インプラントについて

「インプラントとは」

インプラントとは、平たく言うとチタンでできた太いネジのようなものです。このインプラント体を歯を失ったあとのアゴの骨に埋め込むと、しばらくして骨と固くくっつきます。

その上に人工の歯をとりつけて噛めるようにするのがインプラント治療です。チタンは肌に触れてもアレルギーが起こりにくく腐食しない金属です。

チタンがある一定の条件で骨に埋入されると、骨の拒否反応は起こらず、チタンの表面をおおっている酸素の膜を通して強い結合が生まれるのです。

「なぜインプラントか」

答えは簡単です。「快適でよく噛める」からです。入れ歯のような異物感もありません。もともとあったご自分の歯のように磨くだけなので、お手入れもらくで清潔です。また、従来の入れ歯などの治療法にくらべて、はるかに長持ちすることが統計上証明されております。

「ではすぐインプラントしてほしいが大丈夫か」

いいえ、大丈夫ではありません。悪い歯を抜いて、すぐインプラントするようでは、問題は解決しません。問題は歯が悪くなった原因をみきわめることです。

ある患者さんは、重度の歯周病が原因かもしれません。またある患者さんは,歯の根っこの病気が原因かもしれません。またある患者さんは、強い歯ぎしりをするせいで歯にヒビが入っているのかもしれません。

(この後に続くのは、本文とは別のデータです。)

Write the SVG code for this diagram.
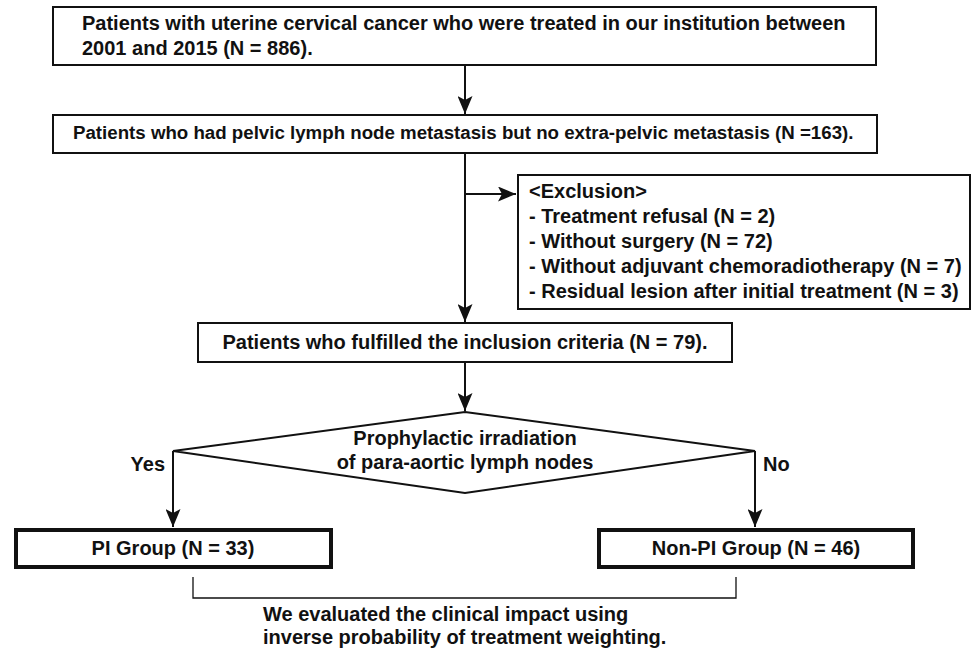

ひとまずは、歯が悪くなった原因を正確に診断しなくては、将来インプラント自体にも問題がでかねません。

もし、すぐに抜いてインプラントにしましょうと、あなたの担当医がいったとしたら、別の医者を探しましょうと私はあなたにアドバイスさしあげます 。

「ではどういう手順で治療をすすめるのが理想的か」

歯を失った原因が歯周病であれば、この病気は「感染症」であるから、細菌検査をおこない、末期の歯周病の歯は抜歯をおこない、残る歯は、抗菌剤を応用した抗菌療法により、徹底して残すように努めます。

お口の中が除菌され歯周病学的に清潔になった段階で、安心してインプラント治療をすることができます。

近年、インプラントの普及にともなって、インプラントの歯周病的状態である、「インプラント周囲炎(inplantitis)」の報告が増えていると聞きますがインプラントを成功に導くためにも、正しい歯周病治療が必須になります。

歯の根っこが膿んでいて「もう抜歯だ。」とさじを投げられたとしても、最新の顕微鏡(歯科用マイクロスコープ)を使った精密治療で抜かないで残せるかもしれません。あくまでもご自分の歯を残すという視点は忘れてはいけません。

「インプラントをしたあとの手入れはどうしたらいいの」

最近まで、インプラント部は、他の歯よりもより時間をかけてていねいに磨くという指導がなされてきました。それはそれで、結構なことだと前置きしますが、「真実」は、他の歯と同程度のブラッシングで問題がないことが明らかになっています。

あとは、6か月ごとの定期検診を欠かさないことが重要です。

「インプラントって、どの製品を選ぶべきなんでしょうか」

日本では近年、急速な人口の高齢化、生活水準の上昇、人々の意識の変化などにより健康に対する関心が一層強くなっています。単に欠損部の機能回復を図るだけでなく、より健康に、より豊かな生活を送りたいという患者さんの要望にこたえるために、我々歯科医師がどのような製品を選択し、使用するのかが問われています。

患者さんの立場で考えれば、10年後、20年後そして30年後でも部品、材料等が供給できる企業が開発しているインプラントであるかどうか、つまり、その会社がつぶれてしまってはインプラント治療後に修理する部品調達もできないということになるのです。

また、製品の質に関しては国際的視点から各国の大学病院等専門機関で常に研究され続け、科学的根拠をもって信頼され使用されているインプラント製品であることが一番重要なことになります。

スウェーデンのブローネマルクインプラント、スイスのストローマンインプラント(旧ITIインプラント)、スウェーデンのアストラテックインプラント、アメリカの3iインプラント、これらを世界4大オリジナルインプラントといったりしますが、これらであれば間違いのないところでしょう。 ちなみに、かさい歯科クリニックでは、ブローネマルクインプラントとストローマンインプラントを症例に合わせて使っています。